I need to manipulate 100,000 - 200,000 records.
I am thinking of using LINQ (to SQL) to do this.
I know from experience that filtering dataviews is very slow.
So how quick is LINQ?
Can you please tell me your experiences and if it is worth using, or would I be better off using SQL stored procedures (heavy going and less flexible)?
Within the thousands of records I need to find groups of data and then process them, each group has about 50 records.
views:
1859answers:
7Normally the manipulation of that many records should happen as close as possible to the db. If it where my task I would look to do it in stored procs. That me personally. Linq is yet another layer of abstraction on top of data access and while it works well for "normal" needs i.e. a few hundred entities sent to the UI it should not be thought of as a replacement for data warehouse type operations.
LINQ to SQL translates your query expression into T-SQL, so your query performance should be exactly the same as if you sent that SQL query via ADO.NET. There is a little overhead I guess, to convert the expression tree for your query into the equivalent T-SQL, but my experience is that this is small compared with the actual query time.
You can of course find out exactly what T-SQL is generated, and therefore make sure you have good supporting indexes.
The primary difference from DataViews is that LINQ to SQL does not bring all the data into memory and filter it there. Rather it gets the database to do what it's good at and only brings the matching data into memory.
It depends on what you're trying to do. LINQ has been very fast for me to pull data from the database, but LINQ-to-SQL does directly translate your request to SQL to run it. However, there are times that I've found using Stored Procedures is better in some circumstances.
For instance, I have some data that I need to query which involves several tables, and fairly intense keys. With LINQ, and the relatively inflexibility of LINQ to customize queries, these queries would take several minutes. By hand-tweaking the SQL (namely, by placing 'WHERE'-type arguments in JOIN's in order to minimize the data intensity of the JOIN), I was able to drastically improve performance.
My advice, use LINQ wherever you can, but don't be afraid to go the Stored Procedure route if you determine that the SQL generated by LINQ is simply too slow, and the SQL can be hand-tweaked easily to accomplish what you need.
You need to be more specific with what you mean by manipulate the records. If the changes are not 100% individual for each record and can be made set-based you are most likely better of doing the changes in T-SQL on the db side (stored procs). In other words avoid pulling large amounts of data over network and/or process boundaries if possible.
How long is a piece of string? How fast is LInq to SQL. It depends on how you use it.
"filtering dataviews is very slow" becuase in this model you retrieve all the records and then filter on the client. But Linq to SQL doesn't work like that unless you abuse it.
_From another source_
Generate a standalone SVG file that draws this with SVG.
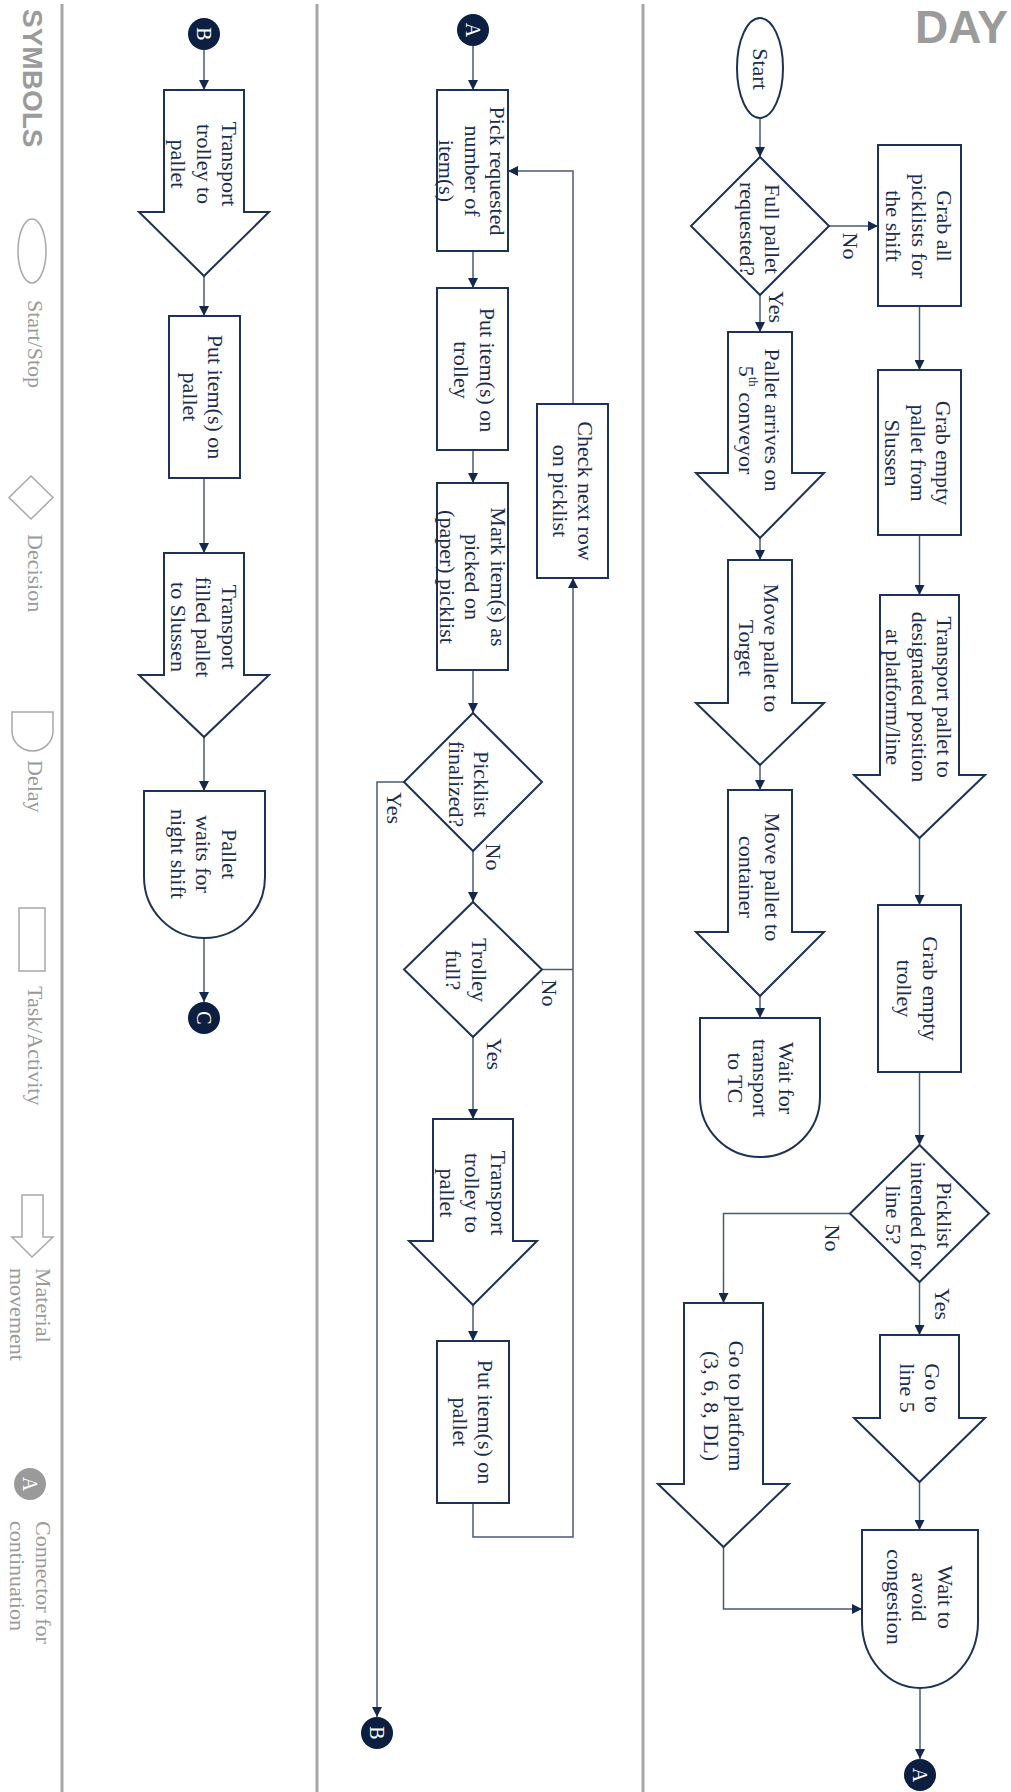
<svg xmlns="http://www.w3.org/2000/svg" width="1011" height="1792" viewBox="0 0 1011 1792">
<defs>
<style>
.node{fill:#fff;stroke:#1e3256;stroke-width:2}
.lbl{font-family:"Liberation Serif","Times New Roman",serif;font-size:22px;fill:#1b2d4e;text-anchor:middle;dominant-baseline:central}
.yn{font-family:"Liberation Serif","Times New Roman",serif;font-size:22px;fill:#1b2d4e;text-anchor:middle;dominant-baseline:central}
.edge{fill:none;stroke:#4a5a77;stroke-width:1.5}
.conn{fill:#0c1f40}
.ct{font-family:"Liberation Serif","Times New Roman",serif;font-size:20px;fill:#fff;text-anchor:middle;dominant-baseline:central}
.lane{stroke:#a6a6a6;stroke-width:3}
.sym{fill:none;stroke:#a8a8a8;stroke-width:1.5}
.symt{font-family:"Liberation Serif","Times New Roman",serif;font-size:22px;fill:#9a9a9a}
.title{font-family:"Liberation Sans",Arial,sans-serif;font-weight:bold;fill:#9b9b9b}
</style>
<marker id="arr" viewBox="0 0 10 10" refX="10" refY="5" markerWidth="10" markerHeight="10" markerUnits="userSpaceOnUse" orient="auto"><path d="M0,0 L10,5 L0,10 z" fill="#13284a"/></marker>
</defs>
<rect width="1011" height="1792" fill="#fff"/>

<g id="lanes">
<line class="lane" x1="62" y1="4" x2="62" y2="1792"/>
<line class="lane" x1="317" y1="4" x2="317" y2="1792"/>
<line class="lane" x1="643" y1="4" x2="643" y2="1792"/>
<text class="title" x="1008" y="43" font-size="46" text-anchor="end">DAY</text>
<text class="title" font-size="28" transform="translate(23,9) rotate(90)">SYMBOLS</text>
</g>

<g id="legend">
<ellipse class="sym" cx="32" cy="251" rx="14" ry="32"/>
<text class="symt" transform="translate(28,300) rotate(90)">Start/Stop</text>
<polygon class="sym" points="31,476 53,497.5 31,519 9,497.5"/>
<text class="symt" transform="translate(28,534) rotate(90)">Decision</text>
<path class="sym" d="M12,712 H53 V731 A20.5,20 0 0 1 12,731 Z"/>
<text class="symt" transform="translate(28,760) rotate(90)">Delay</text>
<rect class="sym" x="19" y="908" width="26" height="63"/>
<text class="symt" transform="translate(28,986) rotate(90)">Task/Activity</text>
<path class="sym" d="M22,1195 H43 V1237 H53 L32,1257 L12,1237 H22 Z"/>
<text class="symt" transform="translate(36,1268) rotate(90)"><tspan x="0" y="0">Material</tspan><tspan x="0" y="26">movement</tspan></text>
<circle cx="30" cy="1484" r="16" fill="#9a9a9a"/>
<text class="ct" transform="rotate(90 30 1484)" x="30" y="1484">A</text>
<text class="symt" transform="translate(36,1521) rotate(90)"><tspan x="0" y="0">Connector for</tspan><tspan x="0" y="26">continuation</tspan></text>
</g>

<g id="connectors">
<path class="edge" marker-end="url(#arr)" d="M760,118 V157"/>
<path class="edge" marker-end="url(#arr)" d="M829,226 H878"/>
<path class="edge" marker-end="url(#arr)" d="M760,295 V332"/>
<path class="edge" marker-end="url(#arr)" d="M919.5,306 V370"/>
<path class="edge" marker-end="url(#arr)" d="M919.5,535 V595"/>
<path class="edge" marker-end="url(#arr)" d="M919.5,838 V905"/>
<path class="edge" marker-end="url(#arr)" d="M919.5,1072 V1145"/>
<path class="edge" marker-end="url(#arr)" d="M919.5,1282 V1335"/>
<path class="edge" marker-end="url(#arr)" d="M850,1213.5 H723.5 V1303"/>
<path class="edge" marker-end="url(#arr)" d="M723.5,1547 V1609 H862"/>
<path class="edge" marker-end="url(#arr)" d="M919.5,1482 V1530"/>
<path class="edge" marker-end="url(#arr)" d="M920,1688 V1759"/>
<path class="edge" marker-end="url(#arr)" d="M760,538 V560"/>
<path class="edge" marker-end="url(#arr)" d="M760,765 V790"/>
<path class="edge" marker-end="url(#arr)" d="M760,996 V1018"/>

<path class="edge" marker-end="url(#arr)" d="M473,46 V90"/>
<path class="edge" marker-end="url(#arr)" d="M473,251 V288"/>
<path class="edge" marker-end="url(#arr)" d="M473,450 V483"/>
<path class="edge" marker-end="url(#arr)" d="M473,670 V713"/>
<path class="edge" marker-end="url(#arr)" d="M473,851 V902"/>
<path class="edge" marker-end="url(#arr)" d="M473,1037 V1119"/>
<path class="edge" marker-end="url(#arr)" d="M473,1305 V1341"/>
<path class="edge" marker-end="url(#arr)" d="M473,1503 V1537 H573 V578"/>
<path class="edge" d="M542,969.5 H573"/>
<path class="edge" marker-end="url(#arr)" d="M573,404 V171 H508"/>
<path class="edge" marker-end="url(#arr)" d="M404,782 H377 V1717"/>

<path class="edge" marker-end="url(#arr)" d="M204,50 V90"/>
<path class="edge" marker-end="url(#arr)" d="M204,276 V316"/>
<path class="edge" marker-end="url(#arr)" d="M204,478 V553"/>
<path class="edge" marker-end="url(#arr)" d="M204,737 V791"/>
<path class="edge" marker-end="url(#arr)" d="M204,938 V1002"/>

<text class="yn" transform="rotate(90 850 246)" x="850" y="246">No</text>
<text class="yn" transform="rotate(90 776 307)" x="776" y="307">Yes</text>
<text class="yn" transform="rotate(90 832 1238)" x="832" y="1238">No</text>
<text class="yn" transform="rotate(90 942 1304)" x="942" y="1304">Yes</text>
<text class="yn" transform="rotate(90 394 808)" x="394" y="808">Yes</text>
<text class="yn" transform="rotate(90 493 857)" x="493" y="857">No</text>
<text class="yn" transform="rotate(90 549 993)" x="549" y="993">No</text>
<text class="yn" transform="rotate(90 494 1054)" x="494" y="1054">Yes</text>
</g>

<g id="start">
<ellipse class="node" cx="760" cy="68" rx="23" ry="50"/>
<text class="lbl" transform="rotate(90 760 69)" x="760" y="69">Start</text>
</g>
<g id="full-pallet">
<polygon class="node" points="760,157 829,226 760,295 691,226"/>
<text class="lbl" transform="rotate(90 760.5 229)" x="760.5" y="229"><tspan x="760.5" dy="-12.75">Full pallet</tspan><tspan x="760.5" dy="25.5">requested?</tspan></text>
</g>
<g id="grab-picklists">
<rect class="node" x="878" y="145" width="83" height="161"/>
<text class="lbl" transform="rotate(90 919.5 226)" x="919.5" y="226"><tspan x="919.5" dy="-25.5">Grab all</tspan><tspan x="919.5" dy="25.5">picklists for</tspan><tspan x="919.5" dy="25.5">the shift</tspan></text>
</g>
<g id="grab-pallet">
<rect class="node" x="878" y="370" width="83" height="165"/>
<text class="lbl" transform="rotate(90 918.5 453)" x="918.5" y="453"><tspan x="918.5" dy="-25.5">Grab empty</tspan><tspan x="918.5" dy="25.5">pallet from</tspan><tspan x="918.5" dy="25.5">Slussen</tspan></text>
</g>
<g id="transport-pallet">
<path class="node" d="M880,595 H959 V775 H985 L919.5,838 L854,775 H880 Z"/>
<text class="lbl" transform="rotate(90 919.5 697)" x="919.5" y="697"><tspan x="919.5" dy="-25.5">Transport pallet to</tspan><tspan x="919.5" dy="25.5">designated position</tspan><tspan x="919.5" dy="25.5">at platform/line</tspan></text>
</g>
<g id="grab-trolley">
<rect class="node" x="878" y="905" width="83" height="167"/>
<text class="lbl" transform="rotate(90 918 988.5)" x="918" y="988.5"><tspan x="918" dy="-12.75">Grab empty</tspan><tspan x="918" dy="25.5">trolley</tspan></text>
</g>
<g id="line5">
<polygon class="node" points="919.5,1145 989,1213.5 919.5,1282 850,1213.5"/>
<text class="lbl" transform="rotate(90 919 1215)" x="919" y="1215"><tspan x="919" dy="-25.5">Picklist</tspan><tspan x="919" dy="25.5">intended for</tspan><tspan x="919" dy="25.5">line 5?</tspan></text>
</g>
<g id="go-line5">
<path class="node" d="M880,1335 H959 V1418 H985 L919.5,1482 L854,1418 H880 Z"/>
<text class="lbl" transform="rotate(90 920.5 1388)" x="920.5" y="1388"><tspan x="920.5" dy="-12.75">Go to</tspan><tspan x="920.5" dy="25.5">line 5</tspan></text>
</g>
<g id="go-platform">
<path class="node" d="M684,1303 H763 V1484 H789 L723.5,1547 L658,1484 H684 Z"/>
<text class="lbl" transform="rotate(90 724.5 1406)" x="724.5" y="1406"><tspan x="724.5" dy="-12.75">Go to platform</tspan><tspan x="724.5" dy="25.5">(3, 6, 8, DL)</tspan></text>
</g>
<g id="wait-congestion">
<path class="node" d="M862,1530 H978 V1622 A58,66 0 0 1 862,1622 Z"/>
<text class="lbl" transform="rotate(90 920 1597)" x="920" y="1597"><tspan x="920" dy="-25.5">Wait to</tspan><tspan x="920" dy="25.5">avoid</tspan><tspan x="920" dy="25.5">congestion</tspan></text>
</g>
<g id="conn-A-out">
<circle class="conn" cx="920" cy="1775" r="16"/>
<text class="ct" transform="rotate(90 920 1775)" x="920" y="1775">A</text>
</g>
<g id="pallet-arrives">
<path class="node" d="M728,332 H792 V473 H824 L760,538 L696,473 H728 Z"/>
<text class="lbl" transform="rotate(90 760 420)" x="760" y="420"><tspan x="760" dy="-12.75">Pallet arrives on</tspan><tspan x="760" dy="25.5">5</tspan><tspan font-size="13" dy="-7">th</tspan><tspan dy="7"> conveyor</tspan></text>
</g>
<g id="move-torget">
<path class="node" d="M728,560 H792 V703 H824 L760,765 L696,703 H728 Z"/>
<text class="lbl" transform="rotate(90 759.5 648)" x="759.5" y="648"><tspan x="759.5" dy="-12.75">Move pallet to</tspan><tspan x="759.5" dy="25.5">Torget</tspan></text>
</g>
<g id="move-container">
<path class="node" d="M728,790 H792 V932 H824 L760,996 L696,932 H728 Z"/>
<text class="lbl" transform="rotate(90 760 877)" x="760" y="877"><tspan x="760" dy="-12.75">Move pallet to</tspan><tspan x="760" dy="25.5">container</tspan></text>
</g>
<g id="wait-tc">
<path class="node" d="M700,1018 H820 V1097 A60,60 0 0 1 700,1097 Z"/>
<text class="lbl" transform="rotate(90 761 1078)" x="761" y="1078"><tspan x="761" dy="-25.5">Wait for</tspan><tspan x="761" dy="25.5">transport</tspan><tspan x="761" dy="25.5">to TC</tspan></text>
</g>

<g id="conn-A-in">
<circle class="conn" cx="473" cy="30" r="16"/>
<text class="ct" transform="rotate(90 473 30)" x="473" y="30">A</text>
</g>
<g id="pick">
<rect class="node" x="437" y="90" width="71" height="161"/>
<text class="lbl" transform="rotate(90 472.5 171)" x="472.5" y="171"><tspan x="472.5" dy="-25.5">Pick requested</tspan><tspan x="472.5" dy="25.5">number of</tspan><tspan x="472.5" dy="25.5">item(s)</tspan></text>
</g>
<g id="put-trolley">
<rect class="node" x="437" y="288" width="71" height="162"/>
<text class="lbl" transform="rotate(90 475 370)" x="475" y="370"><tspan x="475" dy="-12.75">Put item(s) on</tspan><tspan x="475" dy="25.5">trolley</tspan></text>
</g>
<g id="mark">
<rect class="node" x="437" y="483" width="71" height="187"/>
<text class="lbl" transform="rotate(90 473 577)" x="473" y="577"><tspan x="473" dy="-25.5">Mark item(s) as</tspan><tspan x="473" dy="25.5">picked on</tspan><tspan x="473" dy="25.5">(paper) picklist</tspan></text>
</g>
<g id="finalized">
<polygon class="node" points="473,713 542,782 473,851 404,782"/>
<text class="lbl" transform="rotate(90 469.5 784)" x="469.5" y="784"><tspan x="469.5" dy="-12.75">Picklist</tspan><tspan x="469.5" dy="25.5">finalized?</tspan></text>
</g>
<g id="check-next">
<rect class="node" x="537" y="404" width="71" height="174"/>
<text class="lbl" transform="rotate(90 573.5 491)" x="573.5" y="491"><tspan x="573.5" dy="-12.75">Check next row</tspan><tspan x="573.5" dy="25.5">on picklist</tspan></text>
</g>
<g id="trolley-full">
<polygon class="node" points="473,902 542,969.5 473,1037 404,969.5"/>
<text class="lbl" transform="rotate(90 467 970)" x="467" y="970"><tspan x="467" dy="-12.75">Trolley</tspan><tspan x="467" dy="25.5">full?</tspan></text>
</g>
<g id="transport-trolley-mid">
<path class="node" d="M433,1119 H513 V1241 H537 L473,1305 L409,1241 H433 Z"/>
<text class="lbl" transform="rotate(90 473 1193)" x="473" y="1193"><tspan x="473" dy="-25.5">Transport</tspan><tspan x="473" dy="25.5">trolley to</tspan><tspan x="473" dy="25.5">pallet</tspan></text>
</g>
<g id="put-pallet-mid">
<rect class="node" x="437" y="1341" width="72" height="162"/>
<text class="lbl" transform="rotate(90 473.5 1422)" x="473.5" y="1422"><tspan x="473.5" dy="-12.75">Put item(s) on</tspan><tspan x="473.5" dy="25.5">pallet</tspan></text>
</g>
<g id="conn-B-out">
<circle class="conn" cx="377" cy="1733" r="16"/>
<text class="ct" transform="rotate(90 377 1733)" x="377" y="1733">B</text>
</g>

<g id="conn-B-in">
<circle class="conn" cx="204" cy="34" r="16"/>
<text class="ct" transform="rotate(90 204 34)" x="204" y="34">B</text>
</g>
<g id="transport-trolley-left">
<path class="node" d="M164,90 H244 V212 H269 L204,276 L139,212 H164 Z"/>
<text class="lbl" transform="rotate(90 204.5 164)" x="204.5" y="164"><tspan x="204.5" dy="-25.5">Transport</tspan><tspan x="204.5" dy="25.5">trolley to</tspan><tspan x="204.5" dy="25.5">pallet</tspan></text>
</g>
<g id="put-pallet-left">
<rect class="node" x="169" y="316" width="71" height="162"/>
<text class="lbl" transform="rotate(90 203.5 397)" x="203.5" y="397"><tspan x="203.5" dy="-12.75">Put item(s) on</tspan><tspan x="203.5" dy="25.5">pallet</tspan></text>
</g>
<g id="transport-filled">
<path class="node" d="M164,553 H244 V675 H269 L204,737 L139,675 H164 Z"/>
<text class="lbl" transform="rotate(90 204 627)" x="204" y="627"><tspan x="204" dy="-25.5">Transport</tspan><tspan x="204" dy="25.5">filled pallet</tspan><tspan x="204" dy="25.5">to Slussen</tspan></text>
</g>
<g id="wait-night">
<path class="node" d="M144,791 H265 V877 A60.5,61 0 0 1 144,877 Z"/>
<text class="lbl" transform="rotate(90 204 854)" x="204" y="854"><tspan x="204" dy="-25.5">Pallet</tspan><tspan x="204" dy="25.5">waits for</tspan><tspan x="204" dy="25.5">night shift</tspan></text>
</g>
<g id="conn-C">
<circle class="conn" cx="204" cy="1018" r="16"/>
<text class="ct" transform="rotate(90 204 1018)" x="204" y="1018">C</text>
</g>
</svg>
A Linq query is only evaluated at the last possible minute that it has to be. So you can add "where" restrictions on a query before it is evaluated. The whole expression, including the filters, will execute on the database, as it should.
Stackoverflow uses Linq, and it's not a small database.
Some will advocate stored procs to access your database over SQL or ORMS. This has been debated in other questions. Eg here and here
My opinion is that for some things, you will want a professional DBA to craft an optimal stored proc. You can then access this from Linq if you want. But 80% or more of the database access methods won't be performance-critical, and stored procs can be time-consuming overkill for these.
For updates, set-based server-side operations in a stored proc or sql with an "update ... where ... " will be a lot faster than using multiple database round-trips to read a record, write a record, repeat.
i find LINQ generated queries are good. there some best practices implemented in linq queries, such us, prefix table name from owner, avoid (*) and so on. when queries are complex (more than a simple join) i found linq always find a good solution, and my solution never was better (so my SQL profiler says).
Then the question is: it's better direct query... or wrapping query into stored proc? stored proc should be better, because execution plan is stored. but in fact, when you make a select by .net sql server provider, you call a special stored procedure, where first parameter is your query text. then execution plan is cached anyway.
If in your store you make more than 1 select, a stored shuold be better.
It's worth bearing in mind that LINQ to SQL works by retrieving the object from the database first, you then apply property changes to the objects and call SubmitChanges to persist them back whereupon each row/object emits the necessary update statement.
For bulk updates this is nowhere near as efficient as just sending a single update statement that applies to an entire batch of rows at a time.